The Stark, Transnationalist Work of Zineb Sedira Comes to New York
French artist Zineb Sedira makes visceral video and photo-based work that often addresses the subject of national identity. Although she was shortlisted for the prestigious Marcel Duchamp prize this year, and she has work in the collection of the Tate Modern, among other museums, she’s only now having her first solo show in the U.S. “Present Tense,” currently on view at Taymour Grahne, brings together Sedira’s earlier, lesser-known work, as well as reimaginings of her most critically acclaimed projects.
Sedira, who now lives in London, has said that the immigration of her parents from Algeria to Paris in the 1960s is a starting point for much of her work. Borderlessness, from a political and cultural perspective, is one of the artist’s recurring themes. “In a now-globalized world, mobility is a part of people’s lives,” she has said. “My interest in mobility is very relevant to current touristic, social, and political currents.”
Zineb Sedira, End of the Road, 2010. Installation view of “Present Tense” at Taymour Grahne, New York. Courtesy of Taymour Grahne and the artist.
At the heart of “Present Tense” is an adaptation of one of Sedira’s most complicated installations to date, End of the Road (2010), a two-channel video arranged in conjunction with 3 lightboxes, originally commissioned for the Arab Museum of Modern Art in Qatar. In the videos, cars are destroyed by grinding machines as Sedira’s voice narrates the ruinous forces at work in globalization. “The death of these modes of transportation,” she has said, “is a symbol of for the rupture, disorientation…and fragmentation when traveling.”

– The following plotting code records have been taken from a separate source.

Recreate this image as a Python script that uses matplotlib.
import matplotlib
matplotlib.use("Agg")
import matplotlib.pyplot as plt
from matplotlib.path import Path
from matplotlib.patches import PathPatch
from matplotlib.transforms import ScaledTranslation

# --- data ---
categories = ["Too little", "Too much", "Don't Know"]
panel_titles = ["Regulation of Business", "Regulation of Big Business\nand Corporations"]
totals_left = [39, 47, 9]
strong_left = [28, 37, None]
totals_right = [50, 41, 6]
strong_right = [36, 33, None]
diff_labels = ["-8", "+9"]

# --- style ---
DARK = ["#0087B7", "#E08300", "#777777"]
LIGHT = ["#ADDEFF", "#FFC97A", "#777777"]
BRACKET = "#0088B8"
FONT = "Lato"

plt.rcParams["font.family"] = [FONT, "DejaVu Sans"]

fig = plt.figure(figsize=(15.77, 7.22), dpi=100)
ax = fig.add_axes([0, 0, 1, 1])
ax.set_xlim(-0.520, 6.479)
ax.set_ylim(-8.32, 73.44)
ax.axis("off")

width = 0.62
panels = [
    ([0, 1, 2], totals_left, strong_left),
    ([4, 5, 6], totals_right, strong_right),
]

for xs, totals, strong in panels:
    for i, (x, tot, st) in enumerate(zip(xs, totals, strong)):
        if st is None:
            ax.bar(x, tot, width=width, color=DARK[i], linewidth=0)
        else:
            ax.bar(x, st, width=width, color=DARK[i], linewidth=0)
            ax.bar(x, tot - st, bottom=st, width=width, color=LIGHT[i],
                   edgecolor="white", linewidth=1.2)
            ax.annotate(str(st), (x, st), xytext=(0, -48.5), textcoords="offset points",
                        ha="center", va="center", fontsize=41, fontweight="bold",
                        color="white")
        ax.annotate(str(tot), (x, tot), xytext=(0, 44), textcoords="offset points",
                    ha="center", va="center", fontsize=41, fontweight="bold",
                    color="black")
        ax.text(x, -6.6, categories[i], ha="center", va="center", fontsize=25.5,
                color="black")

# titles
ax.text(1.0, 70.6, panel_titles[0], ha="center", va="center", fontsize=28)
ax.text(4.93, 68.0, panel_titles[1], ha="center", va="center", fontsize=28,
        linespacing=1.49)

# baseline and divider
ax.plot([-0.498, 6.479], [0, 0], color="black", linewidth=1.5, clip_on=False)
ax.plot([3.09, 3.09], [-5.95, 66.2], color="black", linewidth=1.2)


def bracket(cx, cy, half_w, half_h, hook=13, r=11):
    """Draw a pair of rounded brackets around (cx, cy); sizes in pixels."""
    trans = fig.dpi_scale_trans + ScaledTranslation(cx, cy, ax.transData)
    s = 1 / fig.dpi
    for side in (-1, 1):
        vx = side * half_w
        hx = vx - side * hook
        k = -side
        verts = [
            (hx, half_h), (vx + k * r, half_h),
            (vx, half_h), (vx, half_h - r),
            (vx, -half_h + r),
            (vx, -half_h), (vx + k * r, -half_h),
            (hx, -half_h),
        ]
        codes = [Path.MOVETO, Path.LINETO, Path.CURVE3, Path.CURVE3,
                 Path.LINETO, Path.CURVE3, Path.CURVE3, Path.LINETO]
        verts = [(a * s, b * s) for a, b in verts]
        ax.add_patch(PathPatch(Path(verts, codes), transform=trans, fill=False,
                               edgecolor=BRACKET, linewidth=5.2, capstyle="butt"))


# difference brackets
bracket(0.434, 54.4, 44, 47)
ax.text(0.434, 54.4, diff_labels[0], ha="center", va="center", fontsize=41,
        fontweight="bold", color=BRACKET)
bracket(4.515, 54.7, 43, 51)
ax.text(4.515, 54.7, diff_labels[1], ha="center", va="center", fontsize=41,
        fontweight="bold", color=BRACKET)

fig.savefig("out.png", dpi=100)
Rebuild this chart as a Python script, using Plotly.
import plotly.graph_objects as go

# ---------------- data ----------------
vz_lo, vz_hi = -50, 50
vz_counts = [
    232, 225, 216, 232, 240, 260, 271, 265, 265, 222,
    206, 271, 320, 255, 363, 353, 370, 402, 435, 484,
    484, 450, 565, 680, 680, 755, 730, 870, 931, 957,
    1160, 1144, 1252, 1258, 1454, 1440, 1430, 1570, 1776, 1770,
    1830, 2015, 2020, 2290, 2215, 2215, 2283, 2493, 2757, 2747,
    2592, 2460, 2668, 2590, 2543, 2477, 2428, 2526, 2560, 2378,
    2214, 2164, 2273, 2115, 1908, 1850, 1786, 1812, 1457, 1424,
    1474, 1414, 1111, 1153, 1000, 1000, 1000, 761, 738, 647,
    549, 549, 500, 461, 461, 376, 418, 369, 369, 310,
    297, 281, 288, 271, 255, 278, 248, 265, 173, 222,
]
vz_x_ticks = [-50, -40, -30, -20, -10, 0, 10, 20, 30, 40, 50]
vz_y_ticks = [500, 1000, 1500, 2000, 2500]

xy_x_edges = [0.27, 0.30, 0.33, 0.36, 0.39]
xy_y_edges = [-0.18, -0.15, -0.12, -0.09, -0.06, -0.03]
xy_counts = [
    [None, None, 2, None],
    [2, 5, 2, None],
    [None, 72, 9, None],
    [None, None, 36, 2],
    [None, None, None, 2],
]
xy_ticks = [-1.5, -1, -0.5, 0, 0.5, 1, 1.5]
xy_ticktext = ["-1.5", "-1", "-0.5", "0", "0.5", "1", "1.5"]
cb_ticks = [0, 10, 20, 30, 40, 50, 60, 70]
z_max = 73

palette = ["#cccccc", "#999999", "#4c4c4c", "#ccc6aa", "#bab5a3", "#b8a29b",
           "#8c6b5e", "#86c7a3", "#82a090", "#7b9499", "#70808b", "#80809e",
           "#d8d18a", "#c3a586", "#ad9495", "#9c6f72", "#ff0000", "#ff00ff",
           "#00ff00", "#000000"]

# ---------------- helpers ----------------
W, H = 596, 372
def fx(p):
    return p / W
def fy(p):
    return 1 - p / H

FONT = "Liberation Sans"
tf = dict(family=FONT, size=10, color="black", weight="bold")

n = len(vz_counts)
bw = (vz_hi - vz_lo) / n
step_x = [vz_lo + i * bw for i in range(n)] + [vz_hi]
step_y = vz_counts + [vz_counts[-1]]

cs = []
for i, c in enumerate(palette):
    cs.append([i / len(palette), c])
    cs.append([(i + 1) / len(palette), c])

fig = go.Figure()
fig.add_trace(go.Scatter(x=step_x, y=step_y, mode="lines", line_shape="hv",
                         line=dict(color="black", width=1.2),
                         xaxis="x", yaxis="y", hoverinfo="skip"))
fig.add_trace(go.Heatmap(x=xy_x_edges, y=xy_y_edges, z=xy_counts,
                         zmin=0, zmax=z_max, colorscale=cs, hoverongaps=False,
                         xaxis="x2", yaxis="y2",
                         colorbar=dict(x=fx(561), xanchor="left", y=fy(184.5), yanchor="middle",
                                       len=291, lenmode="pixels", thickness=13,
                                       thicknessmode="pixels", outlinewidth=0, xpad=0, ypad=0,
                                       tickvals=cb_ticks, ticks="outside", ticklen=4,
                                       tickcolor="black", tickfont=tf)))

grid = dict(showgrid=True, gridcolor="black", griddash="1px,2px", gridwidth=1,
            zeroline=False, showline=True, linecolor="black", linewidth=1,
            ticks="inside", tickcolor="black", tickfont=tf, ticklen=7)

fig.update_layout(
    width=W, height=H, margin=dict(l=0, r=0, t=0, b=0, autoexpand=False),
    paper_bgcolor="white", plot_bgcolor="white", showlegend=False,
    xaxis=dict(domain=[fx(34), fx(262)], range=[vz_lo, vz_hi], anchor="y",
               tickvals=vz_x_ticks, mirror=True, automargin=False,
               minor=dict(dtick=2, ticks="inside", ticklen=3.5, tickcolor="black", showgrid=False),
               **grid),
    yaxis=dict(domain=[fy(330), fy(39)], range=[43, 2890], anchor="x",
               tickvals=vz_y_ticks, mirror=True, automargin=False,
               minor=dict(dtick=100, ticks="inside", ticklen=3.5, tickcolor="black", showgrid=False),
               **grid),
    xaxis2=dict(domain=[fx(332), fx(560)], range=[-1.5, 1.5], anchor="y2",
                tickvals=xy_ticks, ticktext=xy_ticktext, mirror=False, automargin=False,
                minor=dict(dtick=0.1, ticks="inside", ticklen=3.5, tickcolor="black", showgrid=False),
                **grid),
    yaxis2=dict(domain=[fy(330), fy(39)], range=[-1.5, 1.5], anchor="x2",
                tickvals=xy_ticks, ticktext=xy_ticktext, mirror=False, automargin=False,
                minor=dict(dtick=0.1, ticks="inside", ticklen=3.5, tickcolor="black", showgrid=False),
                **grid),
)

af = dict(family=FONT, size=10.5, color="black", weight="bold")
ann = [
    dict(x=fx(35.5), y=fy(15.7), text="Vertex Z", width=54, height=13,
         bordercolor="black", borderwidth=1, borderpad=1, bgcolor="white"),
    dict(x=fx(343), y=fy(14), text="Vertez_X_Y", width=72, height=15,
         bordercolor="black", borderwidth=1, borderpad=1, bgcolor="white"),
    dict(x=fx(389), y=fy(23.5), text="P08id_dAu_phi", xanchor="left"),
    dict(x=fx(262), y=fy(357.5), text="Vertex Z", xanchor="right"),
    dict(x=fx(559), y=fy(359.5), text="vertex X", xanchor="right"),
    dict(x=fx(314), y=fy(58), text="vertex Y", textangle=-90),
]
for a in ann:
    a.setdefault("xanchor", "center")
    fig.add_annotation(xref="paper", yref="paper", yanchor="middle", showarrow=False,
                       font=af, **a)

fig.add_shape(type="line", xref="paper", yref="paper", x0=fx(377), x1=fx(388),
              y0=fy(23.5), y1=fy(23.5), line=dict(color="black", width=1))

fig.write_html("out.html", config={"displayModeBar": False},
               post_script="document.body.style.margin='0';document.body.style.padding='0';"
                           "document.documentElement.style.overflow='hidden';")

Two series based on archival photographs of lighthouses are also on view. Both Registre du phare (2011) and Museum of Traces (2013) use Algerian lighthouses that stood standing though French rule as investigations of the ambiguities of colonialism and as a way to glimpse the lives of the people who manned them. The images—which show measuring instruments, log books, maps, and objects particular to French Algerians, like crystal decanters—are labeled in French as if tagged in a museum. Also on display are other starkly metaphorical photographs seen though Sedira’s matter-of-fact lens. In the photograph The Lovers (2008), two rusted, dilapidated boat hulls lean against each other, moored in shallow water. The imposing, large-scale color C-prints of her Sugar Silo (2014) series subtly invoke the enormity of the sugar trade and its impact on the economies of such countries as Cuba, Madagascar, and Brazil. The photographs are a vibrant example of the power of images, and of Sedira’s ability to convey so much meaning and information without overwhelming her viewers.
—M. Osberg
“Present Tense” is on view at Taymour Grahne, New York, Nov. 12, 2015–Jan. 16, 2016.